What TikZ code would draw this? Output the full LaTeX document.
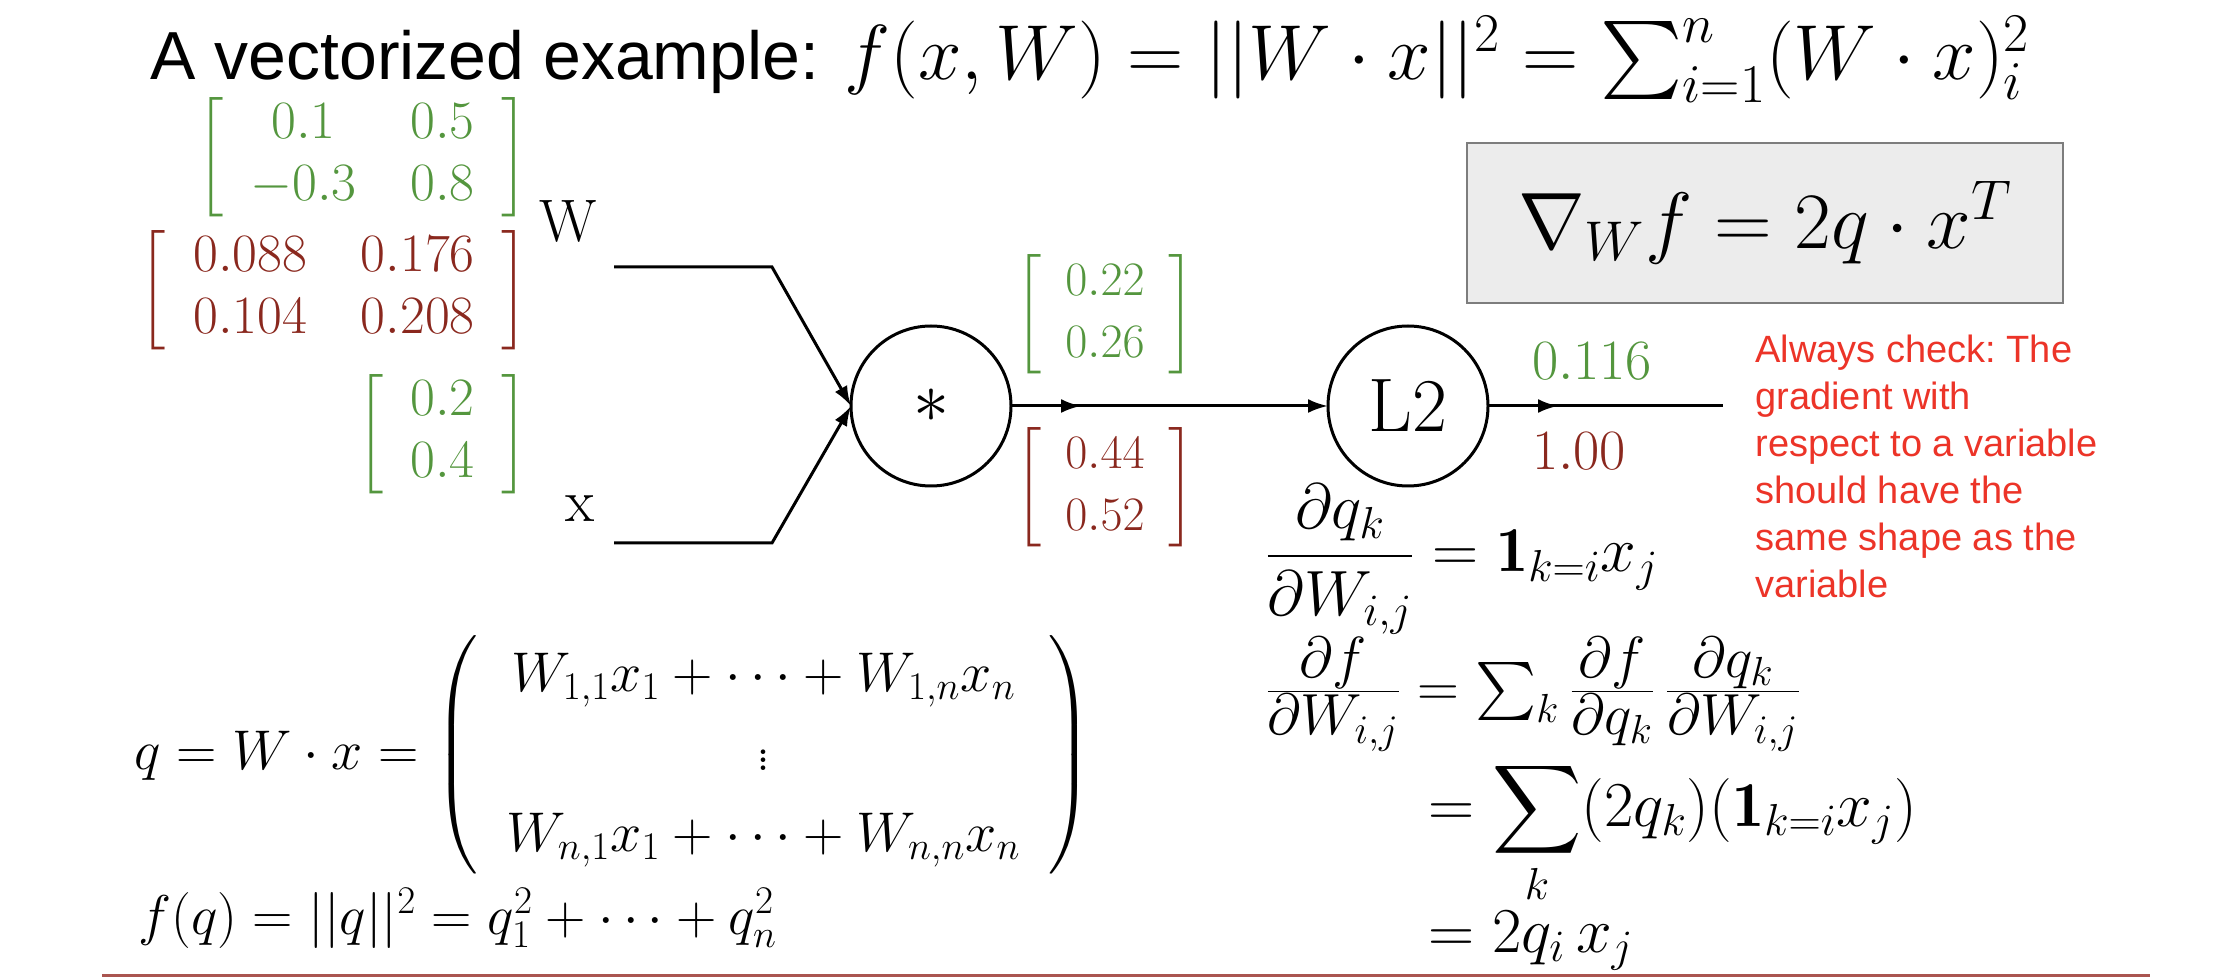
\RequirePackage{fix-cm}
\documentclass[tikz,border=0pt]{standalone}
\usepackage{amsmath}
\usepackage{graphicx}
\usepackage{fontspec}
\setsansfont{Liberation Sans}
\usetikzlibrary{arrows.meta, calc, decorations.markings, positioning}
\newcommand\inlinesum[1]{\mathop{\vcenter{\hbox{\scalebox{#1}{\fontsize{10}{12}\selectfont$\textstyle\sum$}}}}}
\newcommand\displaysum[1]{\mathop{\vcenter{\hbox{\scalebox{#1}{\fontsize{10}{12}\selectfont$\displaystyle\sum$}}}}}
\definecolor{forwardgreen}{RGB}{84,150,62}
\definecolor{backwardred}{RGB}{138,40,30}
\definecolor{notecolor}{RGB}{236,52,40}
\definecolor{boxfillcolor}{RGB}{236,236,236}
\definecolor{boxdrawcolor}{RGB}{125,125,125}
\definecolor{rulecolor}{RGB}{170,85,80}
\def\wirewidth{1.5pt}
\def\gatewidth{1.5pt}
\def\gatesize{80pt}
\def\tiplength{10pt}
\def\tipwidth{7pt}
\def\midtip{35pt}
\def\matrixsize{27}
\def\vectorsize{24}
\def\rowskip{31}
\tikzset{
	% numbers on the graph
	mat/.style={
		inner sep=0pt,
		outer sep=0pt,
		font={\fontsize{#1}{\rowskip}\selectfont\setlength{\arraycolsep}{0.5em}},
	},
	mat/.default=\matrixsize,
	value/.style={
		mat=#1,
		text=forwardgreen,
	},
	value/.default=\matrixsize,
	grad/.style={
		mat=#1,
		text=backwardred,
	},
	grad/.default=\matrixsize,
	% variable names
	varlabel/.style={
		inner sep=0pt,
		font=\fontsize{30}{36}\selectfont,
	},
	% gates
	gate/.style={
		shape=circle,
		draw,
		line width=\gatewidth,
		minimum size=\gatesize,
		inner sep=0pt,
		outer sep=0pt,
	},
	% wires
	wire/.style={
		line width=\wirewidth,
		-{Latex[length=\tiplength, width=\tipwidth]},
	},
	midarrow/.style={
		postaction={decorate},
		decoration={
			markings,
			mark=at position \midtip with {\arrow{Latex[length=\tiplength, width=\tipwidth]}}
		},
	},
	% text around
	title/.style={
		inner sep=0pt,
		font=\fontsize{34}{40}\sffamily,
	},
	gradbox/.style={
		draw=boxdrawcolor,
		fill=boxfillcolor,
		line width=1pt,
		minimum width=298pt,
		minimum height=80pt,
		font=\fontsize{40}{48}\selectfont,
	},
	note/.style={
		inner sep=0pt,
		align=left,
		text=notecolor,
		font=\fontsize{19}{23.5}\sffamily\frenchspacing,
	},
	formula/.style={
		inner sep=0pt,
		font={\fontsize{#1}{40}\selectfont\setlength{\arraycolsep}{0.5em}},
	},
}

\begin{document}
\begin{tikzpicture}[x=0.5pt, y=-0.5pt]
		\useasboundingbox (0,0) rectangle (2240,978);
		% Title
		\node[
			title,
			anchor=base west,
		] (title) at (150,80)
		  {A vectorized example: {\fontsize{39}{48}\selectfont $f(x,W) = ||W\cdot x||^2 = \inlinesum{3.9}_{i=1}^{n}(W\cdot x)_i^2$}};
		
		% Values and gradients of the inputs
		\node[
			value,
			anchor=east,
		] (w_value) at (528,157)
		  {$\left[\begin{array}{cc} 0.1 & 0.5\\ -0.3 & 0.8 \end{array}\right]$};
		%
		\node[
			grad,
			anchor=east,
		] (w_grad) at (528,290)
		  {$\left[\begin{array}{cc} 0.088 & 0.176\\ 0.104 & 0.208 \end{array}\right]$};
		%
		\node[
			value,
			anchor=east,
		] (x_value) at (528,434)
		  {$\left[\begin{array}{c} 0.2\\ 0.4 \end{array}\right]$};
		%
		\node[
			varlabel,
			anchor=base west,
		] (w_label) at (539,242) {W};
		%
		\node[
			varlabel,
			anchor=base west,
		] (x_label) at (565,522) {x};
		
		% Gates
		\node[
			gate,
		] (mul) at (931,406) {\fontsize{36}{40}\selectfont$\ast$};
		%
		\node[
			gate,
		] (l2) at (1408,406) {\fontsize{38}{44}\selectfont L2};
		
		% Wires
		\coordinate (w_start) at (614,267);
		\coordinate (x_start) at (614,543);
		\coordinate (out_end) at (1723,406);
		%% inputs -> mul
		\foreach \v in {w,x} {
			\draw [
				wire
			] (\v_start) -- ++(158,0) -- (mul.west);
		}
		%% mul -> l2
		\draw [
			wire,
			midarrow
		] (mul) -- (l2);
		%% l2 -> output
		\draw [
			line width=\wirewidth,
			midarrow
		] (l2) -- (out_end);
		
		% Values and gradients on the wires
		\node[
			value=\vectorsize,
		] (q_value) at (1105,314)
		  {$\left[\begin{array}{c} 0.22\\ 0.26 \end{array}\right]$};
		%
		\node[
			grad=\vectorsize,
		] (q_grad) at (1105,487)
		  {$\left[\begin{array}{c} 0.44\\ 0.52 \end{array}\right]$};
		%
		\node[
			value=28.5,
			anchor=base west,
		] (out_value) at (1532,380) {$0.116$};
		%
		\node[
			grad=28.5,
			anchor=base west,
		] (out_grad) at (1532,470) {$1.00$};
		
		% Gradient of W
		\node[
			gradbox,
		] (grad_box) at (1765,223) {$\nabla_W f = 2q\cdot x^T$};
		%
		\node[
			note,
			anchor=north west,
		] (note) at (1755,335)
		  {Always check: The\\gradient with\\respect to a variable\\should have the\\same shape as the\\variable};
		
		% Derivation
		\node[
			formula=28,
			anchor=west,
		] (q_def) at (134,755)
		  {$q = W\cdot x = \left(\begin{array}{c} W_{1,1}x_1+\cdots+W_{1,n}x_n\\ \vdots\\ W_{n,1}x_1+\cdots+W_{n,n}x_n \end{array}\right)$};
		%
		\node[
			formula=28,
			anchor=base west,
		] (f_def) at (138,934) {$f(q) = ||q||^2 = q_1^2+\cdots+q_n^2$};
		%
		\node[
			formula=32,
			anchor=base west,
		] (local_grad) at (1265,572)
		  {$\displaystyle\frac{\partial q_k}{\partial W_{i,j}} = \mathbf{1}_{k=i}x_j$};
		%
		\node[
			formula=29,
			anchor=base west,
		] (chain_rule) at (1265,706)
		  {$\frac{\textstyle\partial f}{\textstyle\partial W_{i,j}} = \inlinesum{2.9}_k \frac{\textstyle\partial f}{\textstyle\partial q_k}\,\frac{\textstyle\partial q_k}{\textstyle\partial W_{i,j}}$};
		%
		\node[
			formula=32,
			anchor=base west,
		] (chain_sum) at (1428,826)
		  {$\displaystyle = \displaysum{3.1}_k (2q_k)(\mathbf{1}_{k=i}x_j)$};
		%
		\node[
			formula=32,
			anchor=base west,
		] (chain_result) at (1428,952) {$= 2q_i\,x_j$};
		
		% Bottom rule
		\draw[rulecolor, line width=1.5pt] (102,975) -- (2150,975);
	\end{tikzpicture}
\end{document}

_ _ _

**Instructions to follow**:
Copy the data character for character, but drop all pictures from the copy.

**Solved problem**:
What TikZ code would draw this? Output the full LaTeX document.
\RequirePackage{fix-cm}
\documentclass[tikz,border=0pt]{standalone}
\usepackage{amsmath}
\usepackage{graphicx}
\usepackage{fontspec}
\setsansfont{Liberation Sans}
\usetikzlibrary{arrows.meta, calc, decorations.markings, positioning}
\newcommand\inlinesum[1]{\mathop{\vcenter{\hbox{\scalebox{#1}{\fontsize{10}{12}\selectfont$\textstyle\sum$}}}}}
\newcommand\displaysum[1]{\mathop{\vcenter{\hbox{\scalebox{#1}{\fontsize{10}{12}\selectfont$\displaystyle\sum$}}}}}
\definecolor{forwardgreen}{RGB}{84,150,62}
\definecolor{backwardred}{RGB}{138,40,30}
\definecolor{notecolor}{RGB}{236,52,40}
\definecolor{boxfillcolor}{RGB}{236,236,236}
\definecolor{boxdrawcolor}{RGB}{125,125,125}
\definecolor{rulecolor}{RGB}{170,85,80}
\def\wirewidth{1.5pt}
\def\gatewidth{1.5pt}
\def\gatesize{80pt}
\def\tiplength{10pt}
\def\tipwidth{7pt}
\def\midtip{35pt}
\def\matrixsize{27}
\def\vectorsize{24}
\def\rowskip{31}
\tikzset{
	% numbers on the graph
	mat/.style={
		inner sep=0pt,
		outer sep=0pt,
		font={\fontsize{#1}{\rowskip}\selectfont\setlength{\arraycolsep}{0.5em}},
	},
	mat/.default=\matrixsize,
	value/.style={
		mat=#1,
		text=forwardgreen,
	},
	value/.default=\matrixsize,
	grad/.style={
		mat=#1,
		text=backwardred,
	},
	grad/.default=\matrixsize,
	% variable names
	varlabel/.style={
		inner sep=0pt,
		font=\fontsize{30}{36}\selectfont,
	},
	% gates
	gate/.style={
		shape=circle,
		draw,
		line width=\gatewidth,
		minimum size=\gatesize,
		inner sep=0pt,
		outer sep=0pt,
	},
	% wires
	wire/.style={
		line width=\wirewidth,
		-{Latex[length=\tiplength, width=\tipwidth]},
	},
	midarrow/.style={
		postaction={decorate},
		decoration={
			markings,
			mark=at position \midtip with {\arrow{Latex[length=\tiplength, width=\tipwidth]}}
		},
	},
	% text around
	title/.style={
		inner sep=0pt,
		font=\fontsize{34}{40}\sffamily,
	},
	gradbox/.style={
		draw=boxdrawcolor,
		fill=boxfillcolor,
		line width=1pt,
		minimum width=298pt,
		minimum height=80pt,
		font=\fontsize{40}{48}\selectfont,
	},
	note/.style={
		inner sep=0pt,
		align=left,
		text=notecolor,
		font=\fontsize{19}{23.5}\sffamily\frenchspacing,
	},
	formula/.style={
		inner sep=0pt,
		font={\fontsize{#1}{40}\selectfont\setlength{\arraycolsep}{0.5em}},
	},
}

\begin{document}
\begin{tikzpicture}[x=0.5pt, y=-0.5pt]
		\useasboundingbox (0,0) rectangle (2240,978);
		% Title
		\node[
			title,
			anchor=base west,
		] (title) at (150,80)
		  {A vectorized example: {\fontsize{39}{48}\selectfont $f(x,W) = ||W\cdot x||^2 = \inlinesum{3.9}_{i=1}^{n}(W\cdot x)_i^2$}};
		
		% Values and gradients of the inputs
		\node[
			value,
			anchor=east,
		] (w_value) at (528,157)
		  {$\left[\begin{array}{cc} 0.1 & 0.5\\ -0.3 & 0.8 \end{array}\right]$};
		%
		\node[
			grad,
			anchor=east,
		] (w_grad) at (528,290)
		  {$\left[\begin{array}{cc} 0.088 & 0.176\\ 0.104 & 0.208 \end{array}\right]$};
		%
		\node[
			value,
			anchor=east,
		] (x_value) at (528,434)
		  {$\left[\begin{array}{c} 0.2\\ 0.4 \end{array}\right]$};
		%
		\node[
			varlabel,
			anchor=base west,
		] (w_label) at (539,242) {W};
		%
		\node[
			varlabel,
			anchor=base west,
		] (x_label) at (565,522) {x};
		
		% Gates
		\node[
			gate,
		] (mul) at (931,406) {\fontsize{36}{40}\selectfont$\ast$};
		%
		\node[
			gate,
		] (l2) at (1408,406) {\fontsize{38}{44}\selectfont L2};
		
		% Wires
		\coordinate (w_start) at (614,267);
		\coordinate (x_start) at (614,543);
		\coordinate (out_end) at (1723,406);
		%% inputs -> mul
		\foreach \v in {w,x} {
			\draw [
				wire
			] (\v_start) -- ++(158,0) -- (mul.west);
		}
		%% mul -> l2
		\draw [
			wire,
			midarrow
		] (mul) -- (l2);
		%% l2 -> output
		\draw [
			line width=\wirewidth,
			midarrow
		] (l2) -- (out_end);
		
		% Values and gradients on the wires
		\node[
			value=\vectorsize,
		] (q_value) at (1105,314)
		  {$\left[\begin{array}{c} 0.22\\ 0.26 \end{array}\right]$};
		%
		\node[
			grad=\vectorsize,
		] (q_grad) at (1105,487)
		  {$\left[\begin{array}{c} 0.44\\ 0.52 \end{array}\right]$};
		%
		\node[
			value=28.5,
			anchor=base west,
		] (out_value) at (1532,380) {$0.116$};
		%
		\node[
			grad=28.5,
			anchor=base west,
		] (out_grad) at (1532,470) {$1.00$};
		
		% Gradient of W
		\node[
			gradbox,
		] (grad_box) at (1765,223) {$\nabla_W f = 2q\cdot x^T$};
		%
		\node[
			note,
			anchor=north west,
		] (note) at (1755,335)
		  {Always check: The\\gradient with\\respect to a variable\\should have the\\same shape as the\\variable};
		
		% Derivation
		\node[
			formula=28,
			anchor=west,
		] (q_def) at (134,755)
		  {$q = W\cdot x = \left(\begin{array}{c} W_{1,1}x_1+\cdots+W_{1,n}x_n\\ \vdots\\ W_{n,1}x_1+\cdots+W_{n,n}x_n \end{array}\right)$};
		%
		\node[
			formula=28,
			anchor=base west,
		] (f_def) at (138,934) {$f(q) = ||q||^2 = q_1^2+\cdots+q_n^2$};
		%
		\node[
			formula=32,
			anchor=base west,
		] (local_grad) at (1265,572)
		  {$\displaystyle\frac{\partial q_k}{\partial W_{i,j}} = \mathbf{1}_{k=i}x_j$};
		%
		\node[
			formula=29,
			anchor=base west,
		] (chain_rule) at (1265,706)
		  {$\frac{\textstyle\partial f}{\textstyle\partial W_{i,j}} = \inlinesum{2.9}_k \frac{\textstyle\partial f}{\textstyle\partial q_k}\,\frac{\textstyle\partial q_k}{\textstyle\partial W_{i,j}}$};
		%
		\node[
			formula=32,
			anchor=base west,
		] (chain_sum) at (1428,826)
		  {$\displaystyle = \displaysum{3.1}_k (2q_k)(\mathbf{1}_{k=i}x_j)$};
		%
		\node[
			formula=32,
			anchor=base west,
		] (chain_result) at (1428,952) {$= 2q_i\,x_j$};
		
		% Bottom rule
		\draw[rulecolor, line width=1.5pt] (102,975) -- (2150,975);
	\end{tikzpicture}
\end{document}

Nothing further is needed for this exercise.